Can you imagine, dear mother, a macabre intersection between the two paths, when the rat, standing on its hind legs, did not attempt to attack, but instead addressed me? Can you imagine it, that the beast called me by name, and assured me it meant no harm? I beg you, use your imagination! It is by no means my intention to burden your mind with grotesque images, but I swear on all that is dear and sacred to me that I speak the truth, when I say that rat said to me in perfectly spoken English, ‘Mister Lewis Sir! Your design is exemplary! If you continue like this, your toil will be rewarded with great success!’

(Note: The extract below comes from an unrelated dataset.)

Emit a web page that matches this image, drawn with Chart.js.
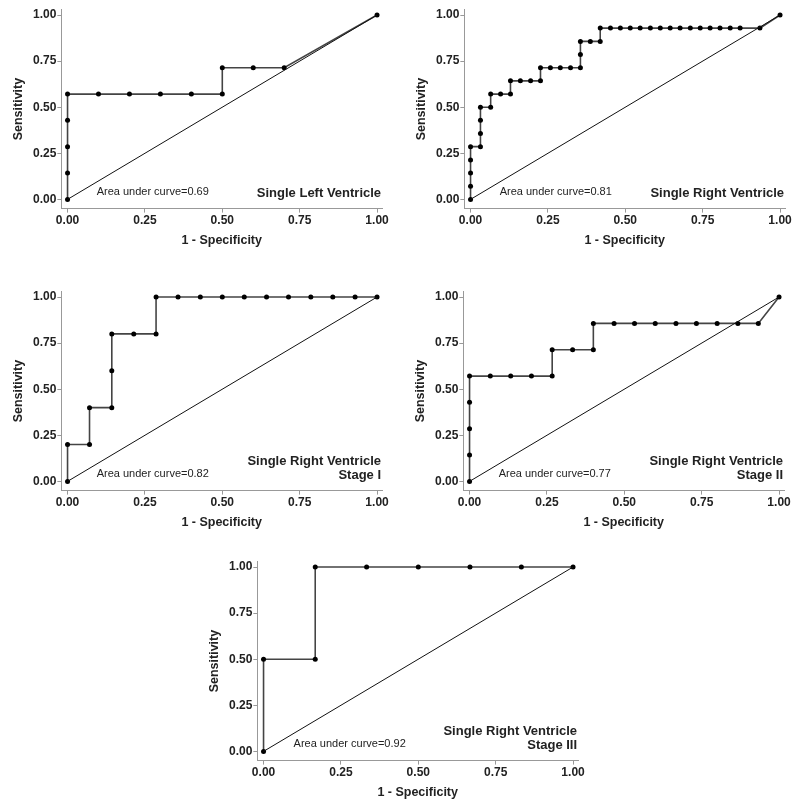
<!DOCTYPE html>
<html>
<head>
<meta charset="utf-8">
<script src="https://cdn.jsdelivr.net/npm/chart.js@4.4.1/dist/chart.umd.min.js"></script>
<style>
  body { margin: 0; background: #fff; width: 800px; height: 808px; position: relative; overflow: hidden; }
  .panel { position: absolute; width: 400px; height: 256px; }
</style>
</head>
<body>
<div class="panel" style="left:0px;top:0px"><canvas id="c1"></canvas></div>
<div class="panel" style="left:403px;top:0px"><canvas id="c2"></canvas></div>
<div class="panel" style="left:0px;top:282px"><canvas id="c3"></canvas></div>
<div class="panel" style="left:402px;top:282px"><canvas id="c4"></canvas></div>
<div class="panel" style="left:196px;top:552px"><canvas id="c5"></canvas></div>
<script>
// tick labels shared by every panel
const tickVals = [0, 0.25, 0.5, 0.75, 1];

// Single Left Ventricle
const slvFpr = [0, 0, 0, 0, 0, 0.1, 0.2, 0.3, 0.4, 0.5, 0.5, 0.6, 0.7, 1];
const slvTpr = [0, 0.143, 0.286, 0.429, 0.571, 0.571, 0.571, 0.571, 0.571, 0.571, 0.714, 0.714, 0.714, 1];

// Single Right Ventricle
const srvFpr = [0, 0, 0, 0, 0, 0.032, 0.032, 0.032, 0.032, 0.065, 0.065, 0.097, 0.129, 0.129, 0.161, 0.194, 0.226, 0.226,
  0.258, 0.290, 0.323, 0.355, 0.355, 0.355, 0.387, 0.419, 0.419, 0.452, 0.484, 0.516, 0.548, 0.581, 0.613, 0.645,
  0.677, 0.710, 0.742, 0.774, 0.806, 0.839, 0.871, 0.935, 1];
const srvTpr = [0, 0.071, 0.143, 0.214, 0.286, 0.286, 0.357, 0.429, 0.5, 0.5, 0.571, 0.571, 0.571, 0.643, 0.643, 0.643, 0.643, 0.714,
  0.714, 0.714, 0.714, 0.714, 0.786, 0.857, 0.857, 0.857, 0.929, 0.929, 0.929, 0.929, 0.929, 0.929, 0.929, 0.929,
  0.929, 0.929, 0.929, 0.929, 0.929, 0.929, 0.929, 0.929, 1];

// Single Right Ventricle Stage I
const st1Fpr = [0, 0, 0.071, 0.071, 0.143, 0.143, 0.143, 0.214, 0.286, 0.286, 0.357, 0.429, 0.5, 0.571, 0.643, 0.714, 0.786, 0.857, 0.929, 1];
const st1Tpr = [0, 0.2, 0.2, 0.4, 0.4, 0.6, 0.8, 0.8, 0.8, 1, 1, 1, 1, 1, 1, 1, 1, 1, 1, 1];

// Single Right Ventricle Stage II
const st2Fpr = [0, 0, 0, 0, 0, 0.067, 0.133, 0.2, 0.267, 0.267, 0.333, 0.4, 0.4, 0.467, 0.533, 0.6, 0.667, 0.733, 0.8, 0.867, 0.933, 1];
const st2Tpr = [0, 0.143, 0.286, 0.429, 0.571, 0.571, 0.571, 0.571, 0.571, 0.714, 0.714, 0.714, 0.857, 0.857, 0.857, 0.857, 0.857, 0.857, 0.857, 0.857, 0.857, 1];

// Single Right Ventricle Stage III
const st3Fpr = [0, 0, 0.167, 0.167, 0.333, 0.5, 0.667, 0.833, 1];
const st3Tpr = [0, 0.5, 0.5, 1, 1, 1, 1, 1, 1];

const FONT = '"Liberation Sans", Arial, Helvetica, sans-serif';

// text inside the plot: AUC note and group name (right aligned)
const notes = {
  id: 'notes',
  afterDatasetsDraw(chart, args, opts) {
    const { ctx, scales: { x, y } } = chart;
    ctx.save();
    ctx.fillStyle = '#222';
    ctx.textBaseline = 'middle';
    ctx.font = '11px ' + FONT;
    ctx.textAlign = 'left';
    ctx.fillText('Area under curve=' + opts.auc, x.getPixelForValue(opts.aucX), y.getPixelForValue(0.04));
    ctx.font = 'bold 13px ' + FONT;
    ctx.textAlign = 'right';
    const n = opts.label.length;
    opts.label.forEach((line, i) => {
      const py = y.getPixelForValue(0.032) - (n - 1 - i) * 14.5;
      ctx.fillText(line, x.getPixelForValue(1.013), py);
    });
    ctx.restore();
  }
};

function makeRoc(id, fpr, tpr, label, auc, aucX) {
  const axisCommon = {
    type: 'linear',
    afterBuildTicks: s => { s.ticks = tickVals.map(v => ({ value: v })); },
    grid: { display: true, drawOnChartArea: false, drawTicks: true, tickLength: 4, color: '#999' },
    border: { display: true, color: '#999', width: 1 },
    ticks: { color: '#222', font: { family: FONT, size: 12, weight: 'bold' }, padding: 1,
      callback: v => v.toFixed(2) }
  };
  new Chart(document.getElementById(id), {
    type: 'scatter',
    data: {
      datasets: [
        {
          data: [{ x: 0, y: 0 }, { x: 1, y: 1 }],
          showLine: true, borderColor: '#111', borderWidth: 1, pointRadius: 0
        },
        {
          data: fpr.map((v, i) => ({ x: v, y: tpr[i] })),
          showLine: true, borderColor: '#444', borderWidth: 1.6,
          pointRadius: 2.5, pointBackgroundColor: '#000', pointBorderColor: '#000', pointBorderWidth: 0
        }
      ]
    },
    options: {
      responsive: true,
      maintainAspectRatio: false,
      animation: false,
      layout: { padding: { left: 11, right: 18, top: 9.5, bottom: 8 } },
      plugins: {
        legend: { display: false },
        tooltip: { enabled: false },
        notes: { label: label, auc: auc, aucX: aucX }
      },
      scales: {
        x: Object.assign({}, axisCommon, {
          min: -0.02, max: 1.016,
          title: { display: true, text: '1 - Specificity', color: '#222',
            font: { family: FONT, size: 12.5, weight: 'bold' }, padding: { top: 4, bottom: 0 } }
        }),
        y: Object.assign({}, axisCommon, {
          min: -0.05, max: 1.03,
          title: { display: true, text: 'Sensitivity', color: '#222',
            font: { family: FONT, size: 12.5, weight: 'bold' }, padding: { top: 0, bottom: 6 } }
        })
      }
    },
    plugins: [notes]
  });
}

makeRoc('c1', slvFpr, slvTpr, ['Single Left Ventricle'], '0.69', 0.094);
makeRoc('c2', srvFpr, srvTpr, ['Single Right Ventricle'], '0.81', 0.094);
makeRoc('c3', st1Fpr, st1Tpr, ['Single Right Ventricle', 'Stage I'], '0.82', 0.094);
makeRoc('c4', st2Fpr, st2Tpr, ['Single Right Ventricle', 'Stage II'], '0.77', 0.094);
makeRoc('c5', st3Fpr, st3Tpr, ['Single Right Ventricle', 'Stage III'], '0.92', 0.097);
</script>
</body>
</html>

Ah, mother, how can I require you to believe these words? How can I require you, to take me seriously in any way, when I tell you that the rat then introduced himself as ‘Droot’, apologized and said he had to leave, complimented me once again on my ‘design work’ and then, walking on his hind legs, tripped to the door of my room and opened it with the help of a leap, wishing me a good evening, to hopefully disappear from my life forever?

Dear mother, I cannot do all that.

The whole story degenerates on paper into the bluster of a vulgar drunkard, even if his narration exhibits a certain structure, correct use of grammar and proper choice of words.

The words and the paper make of an unholy, or sacred event (even this is confusing for me) that touched me in the depths of my mind and soul; as if the Creator wanted to scold me at that unholy moment, by mocking the rules of the cosmic game devised by himself; the words and the paper make of all this an unholy anecdote, which could not even find its place in a literary work of dubious quality.

My dog is still in a state of shock and, dare I say it, disbelief. The brave animal recoiled as soon as the rat spoke. His natural instinct told him, that this aberration gnawed at the whole structure and nature of knowable things, like the first signs of a cancer, which will soon affect the whole body until it, mouldy, rotten and effaced, succumbs forever.

Mother, tell me I am working too hard! Tell me it’s time to put down the pen temporarily! Please tell me that I have seen things that were not there, are not there, and will never be there! Please, do not let your son languish in this hellish spasm of despair! Ah, it’s already too late, it’s already too late….

Only writing can save me from this mental catastrophe, and I write, mother, oh, I write!

Farewell, my dear mother, write to me soon, and believe me, your most, most affectionate Son,

M.G. Lewis

Unsent letter from Matthew Gregory Lewis to his mother Frances Maria Sewell Lewis, dated 30 August, 1794.